Als erstes kriegten wir ein riesiges flauschiges angewärmtes Handtuch, um damit unsre Blöße zu bedecken. Man schlingt es um sich wie eine römische Tunika. Bald landete ich auf einem Schwitztisch aus Marmor in Kniehöhe, auf dem Bauch liegend. (Die andern beiden hatte ich nicht mehr im Blick.) Einer der Masseure, wie sie im halben Dutzend herumschreiten, sich ihre Opfer auszusuchen, stellte sich ohne Zögern auf meinen Hintern, griff nach meinen Armen, bog sie herum in alle Richtungen. Er gab Obacht, mich nicht auseinanderzureißen. Durch die Wärme, durchs Schwitzen, durch die Hingabe ans Unvermeidliche gerätst du nach und nach in einen Zustand höherer Wonne der Körperlichkeit.

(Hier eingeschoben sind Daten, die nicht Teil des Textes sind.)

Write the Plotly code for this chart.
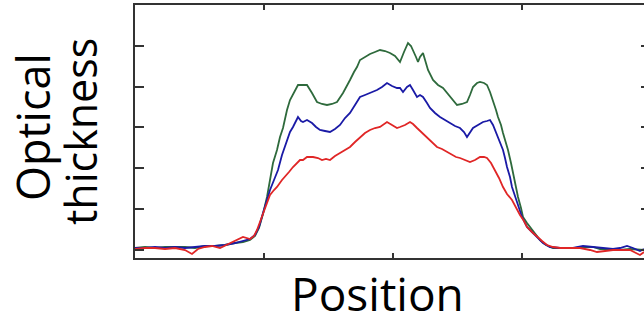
import plotly.graph_objects as go

# Position (arbitrary units) and optical thickness (arbitrary units)
green_x = [0, 10, 20, 30, 40, 50, 60, 70, 80, 90,
           100, 108, 115, 120, 124, 128, 132, 135, 138, 142,
           145, 148, 152, 155, 158, 163, 168, 172, 177, 182,
           187, 192, 197, 202, 208, 212, 215, 219, 222, 225,
           230, 235, 240, 245, 250, 255, 260, 265, 269, 273,
           276, 278, 281, 283, 285, 288, 291, 293, 298, 303,
           308, 312, 315, 319, 322, 327, 332, 335, 338, 342,
           345, 349, 352, 355, 358, 361, 363, 366, 368, 371,
           373, 376, 378, 381, 383, 386, 388, 392, 395, 400,
           405, 411, 418, 425, 432, 440, 450, 458, 465, 472,
           478, 485, 495, 509]
green_y = [2, 3, 2, 3, 3, 3, 2, 4, 4, 5,
           7, 8, 10, 14, 22, 36, 53, 70, 87, 100,
           113, 122, 140, 150, 156, 165, 165, 165, 157, 148,
           146, 145, 146, 148, 157, 164, 170, 178, 183, 190,
           193, 196, 198, 200, 199, 197, 194, 188, 198, 207,
           204, 200, 193, 188, 193, 197, 188, 180, 170, 165,
           162, 157, 153, 148, 145, 146, 148, 155, 163, 167,
           168, 167, 165, 158, 150, 140, 133, 125, 117, 108,
           100, 87, 77, 64, 53, 42, 33, 27, 23, 16,
           10, 5, 2, 2, 2, 2, 3, 3, 1, 1,
           0, 0, 1, 0]

blue_x = [0, 10, 20, 30, 40, 50, 60, 70, 80, 90,
          100, 108, 115, 120, 124, 128, 132, 135, 139, 143,
          147, 152, 155, 158, 161, 163, 166, 168, 172, 177,
          181, 185, 190, 195, 200, 205, 210, 215, 220, 225,
          230, 235, 239, 242, 247, 252, 257, 262, 265, 268,
          272, 275, 278, 282, 285, 288, 292, 295, 300, 305,
          310, 315, 320, 325, 329, 332, 335, 338, 343, 348,
          352, 355, 358, 360, 363, 365, 368, 370, 372, 375,
          377, 380, 382, 385, 387, 390, 392, 397, 402, 408,
          415, 425, 438, 448, 458, 468, 478, 485, 492, 498,
          505, 509]
blue_y = [2, 2, 3, 2, 3, 2, 3, 4, 4, 5,
          7, 9, 11, 15, 23, 37, 50, 60, 70, 80,
          95, 110, 118, 123, 130, 133, 129, 128, 130, 127,
          123, 120, 119, 118, 121, 125, 132, 137, 145, 153,
          155, 157, 158, 160, 163, 167, 164, 162, 162, 158,
          163, 165, 160, 153, 155, 153, 147, 142, 137, 133,
          130, 127, 124, 122, 118, 113, 118, 122, 125, 128,
          129, 130, 125, 120, 113, 107, 100, 92, 83, 73,
          63, 54, 47, 39, 33, 27, 23, 18, 13, 7,
          3, 2, 2, 4, 3, 2, 1, 2, 4, 2,
          -1, 1]

red_x = [0, 10, 20, 30, 40, 50, 57, 63, 70, 77,
         85, 93, 100, 108, 115, 119, 122, 125, 128, 132,
         135, 139, 142, 147, 150, 154, 158, 162, 165, 168,
         172, 178, 183, 187, 191, 195, 200, 205, 210, 215,
         220, 225, 230, 235, 240, 245, 250, 252, 257, 262,
         265, 270, 275, 278, 282, 285, 288, 292, 295, 298,
         302, 307, 312, 317, 321, 325, 330, 335, 340, 345,
         349, 352, 356, 360, 364, 368, 372, 377, 381, 385,
         389, 392, 397, 402, 407, 412, 418, 425, 435, 445,
         455, 462, 470, 478, 487, 495, 501, 505, 509]
red_y = [1, 2, 2, 1, 2, 0, -4, 1, 3, 4,
         2, 6, 9, 13, 11, 14, 20, 28, 37, 48,
         55, 60, 63, 70, 73, 78, 83, 87, 90, 90,
         93, 93, 92, 90, 91, 90, 94, 97, 100, 103,
         108, 113, 117, 120, 122, 123, 126, 128, 125, 122,
         123, 125, 128, 126, 122, 119, 117, 113, 110, 107,
         103, 101, 98, 95, 93, 92, 90, 88, 90, 93,
         93, 92, 87, 80, 72, 63, 56, 50, 42, 35,
         29, 23, 18, 13, 9, 5, 3, 2, 2, 2,
         0, -2, -1, 0, 0, 0, -3, -5, -2]

x_ticks = [129, 258, 387]
y_ticks = [0, 41, 82, 123, 163, 204]

W, H = 644, 326
ML, MR, MT, MB = 135, 0, 5, 68
FRAME = "#333333"
FONT = "Open Sans"

fig = go.Figure()
fig.add_trace(go.Scatter(x=green_x, y=green_y, mode="lines",
                         line=dict(color="#2e6a3c", width=1.8), hoverinfo="skip"))
fig.add_trace(go.Scatter(x=blue_x, y=blue_y, mode="lines",
                         line=dict(color="#1a1aa6", width=1.8), hoverinfo="skip"))
fig.add_trace(go.Scatter(x=red_x, y=red_y, mode="lines", yaxis="y2",
                         line=dict(color="#e02626", width=1.8), hoverinfo="skip"))

xr = [0, 509]
yr = [-8, 245]

fig.update_layout(
    width=W, height=H,
    margin=dict(l=ML, r=MR, t=MT, b=MB, pad=0),
    paper_bgcolor="white", plot_bgcolor="white",
    showlegend=False,
    xaxis=dict(range=xr, showgrid=False, zeroline=False, showticklabels=False,
               showline=True, linecolor=FRAME, linewidth=2, mirror="ticks",
               ticks="inside", ticklen=5, tickwidth=2, tickcolor=FRAME,
               tickvals=x_ticks),
    yaxis=dict(range=yr, showgrid=False, zeroline=False, showticklabels=False,
               showline=True, linecolor=FRAME, linewidth=2, mirror=False,
               ticks="inside", ticklen=9, tickwidth=2, tickcolor=FRAME,
               tickvals=y_ticks),
    yaxis2=dict(range=yr, overlaying="y", side="right", showgrid=False,
                zeroline=False, showticklabels=False, showline=False,
                ticks="inside", ticklen=3, tickwidth=2, tickcolor=FRAME,
                tickvals=y_ticks),
)

pw = W - ML - MR
ph = H - MT - MB

def px_x(p):
    return (p - ML) / pw

def px_y(p):
    return (H - MB - p) / ph

fig.add_annotation(text="Position", xref="paper", yref="paper",
                   x=px_x(377), y=px_y(293), xanchor="center", yanchor="middle",
                   showarrow=False, font=dict(family=FONT, size=46, color="black"))
fig.add_annotation(text="Optical", xref="paper", yref="paper",
                   x=px_x(32), y=px_y(127), xanchor="center", yanchor="middle",
                   textangle=-90, showarrow=False,
                   font=dict(family=FONT, size=45, color="black"))
fig.add_annotation(text="thickness", xref="paper", yref="paper",
                   x=px_x(80), y=px_y(132), xanchor="center", yanchor="middle",
                   textangle=-90, showarrow=False,
                   font=dict(family=FONT, size=43, color="black"))

fig.write_html("out.html")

Dann walkte er meinen Rücken, meinen Hals, meine Beine, ja, und die Pobacken. Er hockte sich neben mich, um meine Finger einzeln, die Zehen, die Fußsohlen, die Fersen zu bearbeiten. Zu zwirbeln, zu strecken, zu stauchen. Es fehlt an Sprache für all das, was diese herkulischen Burschen mit einem anstellen. Ganz sittsam. Die Türken, die Orientalen insgesamt, verstehen es offenbar, durchs Rückgrat hindurch den Bauchnabel zu massieren.

Was folgte? Die Hauptsache. Unter der himmelhohen Kuppel hat der Raum seitlich in farbigstem Marmelstein gekleidet kleine wabige Nischen. Darin, rechts und links der Sitzbank für den Badenden, fließt ein heißer und ein kalter Wasserstrahl. Bevor du in ihren Genuß kommst, wirst du eingeseift. Der Einseifer kommt mit einem roßschwänzigen Ungetüm, schwenkt es in einem Holzkübel voller Seifenschaum, traktiert dich von oben bis unten damit. An dir ist es, diesen Schaum mal rechts mit heißem Wasser, mal links mit kaltem Wasser abzuspülen. Inzwischen schwebst du auf einer Wolke aus Tausend und einer Nacht.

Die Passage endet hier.